The exercise
Quote the listing below in full and exactly as written, but omit every picture.
------------------------------
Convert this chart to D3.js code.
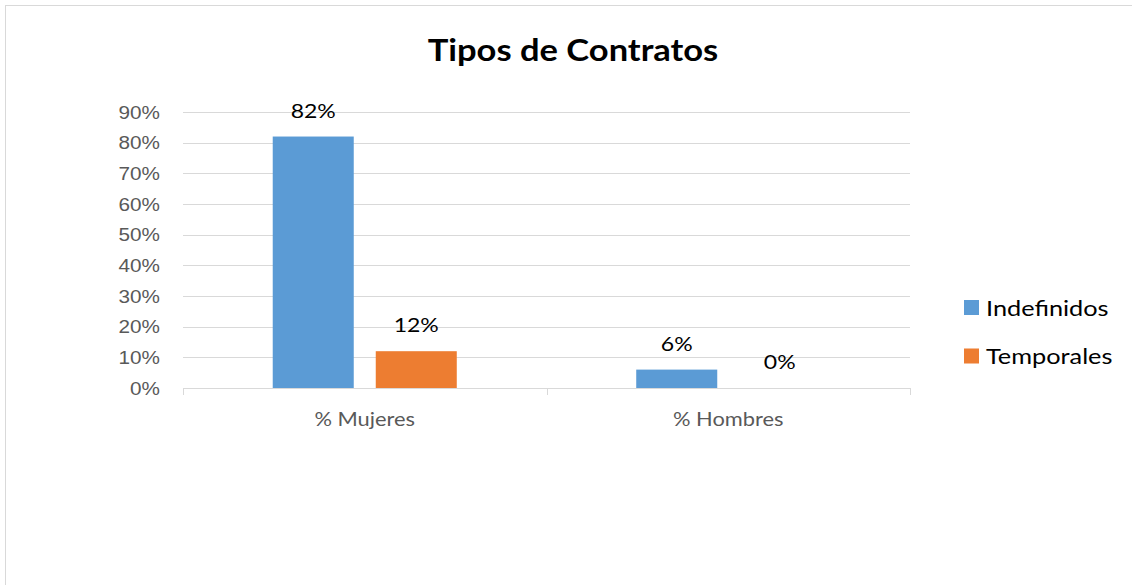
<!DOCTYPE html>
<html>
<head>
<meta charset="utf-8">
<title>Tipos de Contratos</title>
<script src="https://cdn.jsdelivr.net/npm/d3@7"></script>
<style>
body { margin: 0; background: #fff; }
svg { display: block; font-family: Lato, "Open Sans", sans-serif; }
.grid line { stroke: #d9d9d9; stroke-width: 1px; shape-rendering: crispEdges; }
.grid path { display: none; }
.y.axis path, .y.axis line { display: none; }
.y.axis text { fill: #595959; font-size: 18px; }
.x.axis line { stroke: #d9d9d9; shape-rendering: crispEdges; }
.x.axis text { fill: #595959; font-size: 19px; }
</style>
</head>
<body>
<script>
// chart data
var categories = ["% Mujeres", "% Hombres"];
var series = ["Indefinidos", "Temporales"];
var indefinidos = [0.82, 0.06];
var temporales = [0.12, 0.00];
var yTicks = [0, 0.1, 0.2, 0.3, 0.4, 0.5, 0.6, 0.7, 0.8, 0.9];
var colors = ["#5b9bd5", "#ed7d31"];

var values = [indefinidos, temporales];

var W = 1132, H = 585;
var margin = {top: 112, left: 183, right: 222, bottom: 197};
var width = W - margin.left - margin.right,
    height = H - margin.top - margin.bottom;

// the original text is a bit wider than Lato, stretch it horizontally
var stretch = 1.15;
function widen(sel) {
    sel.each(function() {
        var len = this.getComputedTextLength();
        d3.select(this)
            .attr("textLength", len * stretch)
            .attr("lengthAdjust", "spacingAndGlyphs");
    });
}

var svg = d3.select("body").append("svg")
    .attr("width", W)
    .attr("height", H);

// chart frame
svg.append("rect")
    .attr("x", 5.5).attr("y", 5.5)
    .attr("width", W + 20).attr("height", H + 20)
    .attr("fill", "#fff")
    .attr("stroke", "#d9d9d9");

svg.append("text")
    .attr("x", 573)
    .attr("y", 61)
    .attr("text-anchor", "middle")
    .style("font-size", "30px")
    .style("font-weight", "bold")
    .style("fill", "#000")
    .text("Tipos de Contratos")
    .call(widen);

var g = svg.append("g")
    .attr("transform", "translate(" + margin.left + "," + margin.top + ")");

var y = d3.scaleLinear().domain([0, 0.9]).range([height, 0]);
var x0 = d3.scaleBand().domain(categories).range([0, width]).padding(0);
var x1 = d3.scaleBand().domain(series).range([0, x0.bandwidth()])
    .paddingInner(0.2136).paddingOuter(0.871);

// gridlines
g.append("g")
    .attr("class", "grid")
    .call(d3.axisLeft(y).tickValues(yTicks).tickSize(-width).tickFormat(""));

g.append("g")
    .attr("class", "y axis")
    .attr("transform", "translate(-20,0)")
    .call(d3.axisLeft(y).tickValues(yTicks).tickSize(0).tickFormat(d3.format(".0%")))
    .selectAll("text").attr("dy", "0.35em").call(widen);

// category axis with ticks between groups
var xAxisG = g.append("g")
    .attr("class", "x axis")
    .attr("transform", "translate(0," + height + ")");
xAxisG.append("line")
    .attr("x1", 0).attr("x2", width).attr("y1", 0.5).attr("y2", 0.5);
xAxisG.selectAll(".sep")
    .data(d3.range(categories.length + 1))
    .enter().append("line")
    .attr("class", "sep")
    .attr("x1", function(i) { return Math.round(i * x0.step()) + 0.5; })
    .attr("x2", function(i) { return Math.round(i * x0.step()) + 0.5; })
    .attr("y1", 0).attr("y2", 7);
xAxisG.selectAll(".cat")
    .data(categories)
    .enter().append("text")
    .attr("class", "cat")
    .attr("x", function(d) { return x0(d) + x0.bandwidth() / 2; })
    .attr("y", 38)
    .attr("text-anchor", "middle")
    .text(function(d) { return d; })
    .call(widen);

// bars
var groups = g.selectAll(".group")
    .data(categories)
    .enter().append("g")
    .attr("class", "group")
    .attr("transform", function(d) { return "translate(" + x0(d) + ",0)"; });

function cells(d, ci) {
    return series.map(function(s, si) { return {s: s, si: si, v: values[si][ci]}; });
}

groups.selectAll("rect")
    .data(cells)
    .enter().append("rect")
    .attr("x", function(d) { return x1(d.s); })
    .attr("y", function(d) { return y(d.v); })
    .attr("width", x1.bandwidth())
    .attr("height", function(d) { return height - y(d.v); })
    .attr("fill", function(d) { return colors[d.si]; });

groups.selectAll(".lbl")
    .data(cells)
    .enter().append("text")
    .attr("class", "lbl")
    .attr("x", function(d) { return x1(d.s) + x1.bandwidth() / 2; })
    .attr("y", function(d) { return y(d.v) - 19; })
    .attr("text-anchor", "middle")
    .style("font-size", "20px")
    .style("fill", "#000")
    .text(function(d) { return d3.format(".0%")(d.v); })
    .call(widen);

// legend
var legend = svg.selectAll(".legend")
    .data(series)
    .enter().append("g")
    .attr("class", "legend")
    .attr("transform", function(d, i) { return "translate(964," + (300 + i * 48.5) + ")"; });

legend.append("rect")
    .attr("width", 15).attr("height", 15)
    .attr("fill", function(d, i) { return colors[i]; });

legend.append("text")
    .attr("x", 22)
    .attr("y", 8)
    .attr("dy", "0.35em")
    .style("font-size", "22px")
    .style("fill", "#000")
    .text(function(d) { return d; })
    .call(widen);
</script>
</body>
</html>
------------------------------
Expected answer
Convert this chart to D3.js code.
<!DOCTYPE html>
<html>
<head>
<meta charset="utf-8">
<title>Tipos de Contratos</title>
<script src="https://cdn.jsdelivr.net/npm/d3@7"></script>
<style>
body { margin: 0; background: #fff; }
svg { display: block; font-family: Lato, "Open Sans", sans-serif; }
.grid line { stroke: #d9d9d9; stroke-width: 1px; shape-rendering: crispEdges; }
.grid path { display: none; }
.y.axis path, .y.axis line { display: none; }
.y.axis text { fill: #595959; font-size: 18px; }
.x.axis line { stroke: #d9d9d9; shape-rendering: crispEdges; }
.x.axis text { fill: #595959; font-size: 19px; }
</style>
</head>
<body>
<script>
// chart data
var categories = ["% Mujeres", "% Hombres"];
var series = ["Indefinidos", "Temporales"];
var indefinidos = [0.82, 0.06];
var temporales = [0.12, 0.00];
var yTicks = [0, 0.1, 0.2, 0.3, 0.4, 0.5, 0.6, 0.7, 0.8, 0.9];
var colors = ["#5b9bd5", "#ed7d31"];

var values = [indefinidos, temporales];

var W = 1132, H = 585;
var margin = {top: 112, left: 183, right: 222, bottom: 197};
var width = W - margin.left - margin.right,
    height = H - margin.top - margin.bottom;

// the original text is a bit wider than Lato, stretch it horizontally
var stretch = 1.15;
function widen(sel) {
    sel.each(function() {
        var len = this.getComputedTextLength();
        d3.select(this)
            .attr("textLength", len * stretch)
            .attr("lengthAdjust", "spacingAndGlyphs");
    });
}

var svg = d3.select("body").append("svg")
    .attr("width", W)
    .attr("height", H);

// chart frame
svg.append("rect")
    .attr("x", 5.5).attr("y", 5.5)
    .attr("width", W + 20).attr("height", H + 20)
    .attr("fill", "#fff")
    .attr("stroke", "#d9d9d9");

svg.append("text")
    .attr("x", 573)
    .attr("y", 61)
    .attr("text-anchor", "middle")
    .style("font-size", "30px")
    .style("font-weight", "bold")
    .style("fill", "#000")
    .text("Tipos de Contratos")
    .call(widen);

var g = svg.append("g")
    .attr("transform", "translate(" + margin.left + "," + margin.top + ")");

var y = d3.scaleLinear().domain([0, 0.9]).range([height, 0]);
var x0 = d3.scaleBand().domain(categories).range([0, width]).padding(0);
var x1 = d3.scaleBand().domain(series).range([0, x0.bandwidth()])
    .paddingInner(0.2136).paddingOuter(0.871);

// gridlines
g.append("g")
    .attr("class", "grid")
    .call(d3.axisLeft(y).tickValues(yTicks).tickSize(-width).tickFormat(""));

g.append("g")
    .attr("class", "y axis")
    .attr("transform", "translate(-20,0)")
    .call(d3.axisLeft(y).tickValues(yTicks).tickSize(0).tickFormat(d3.format(".0%")))
    .selectAll("text").attr("dy", "0.35em").call(widen);

// category axis with ticks between groups
var xAxisG = g.append("g")
    .attr("class", "x axis")
    .attr("transform", "translate(0," + height + ")");
xAxisG.append("line")
    .attr("x1", 0).attr("x2", width).attr("y1", 0.5).attr("y2", 0.5);
xAxisG.selectAll(".sep")
    .data(d3.range(categories.length + 1))
    .enter().append("line")
    .attr("class", "sep")
    .attr("x1", function(i) { return Math.round(i * x0.step()) + 0.5; })
    .attr("x2", function(i) { return Math.round(i * x0.step()) + 0.5; })
    .attr("y1", 0).attr("y2", 7);
xAxisG.selectAll(".cat")
    .data(categories)
    .enter().append("text")
    .attr("class", "cat")
    .attr("x", function(d) { return x0(d) + x0.bandwidth() / 2; })
    .attr("y", 38)
    .attr("text-anchor", "middle")
    .text(function(d) { return d; })
    .call(widen);

// bars
var groups = g.selectAll(".group")
    .data(categories)
    .enter().append("g")
    .attr("class", "group")
    .attr("transform", function(d) { return "translate(" + x0(d) + ",0)"; });

function cells(d, ci) {
    return series.map(function(s, si) { return {s: s, si: si, v: values[si][ci]}; });
}

groups.selectAll("rect")
    .data(cells)
    .enter().append("rect")
    .attr("x", function(d) { return x1(d.s); })
    .attr("y", function(d) { return y(d.v); })
    .attr("width", x1.bandwidth())
    .attr("height", function(d) { return height - y(d.v); })
    .attr("fill", function(d) { return colors[d.si]; });

groups.selectAll(".lbl")
    .data(cells)
    .enter().append("text")
    .attr("class", "lbl")
    .attr("x", function(d) { return x1(d.s) + x1.bandwidth() / 2; })
    .attr("y", function(d) { return y(d.v) - 19; })
    .attr("text-anchor", "middle")
    .style("font-size", "20px")
    .style("fill", "#000")
    .text(function(d) { return d3.format(".0%")(d.v); })
    .call(widen);

// legend
var legend = svg.selectAll(".legend")
    .data(series)
    .enter().append("g")
    .attr("class", "legend")
    .attr("transform", function(d, i) { return "translate(964," + (300 + i * 48.5) + ")"; });

legend.append("rect")
    .attr("width", 15).attr("height", 15)
    .attr("fill", function(d, i) { return colors[i]; });

legend.append("text")
    .attr("x", 22)
    .attr("y", 8)
    .attr("dy", "0.35em")
    .style("font-size", "22px")
    .style("fill", "#000")
    .text(function(d) { return d; })
    .call(widen);
</script>
</body>
</html>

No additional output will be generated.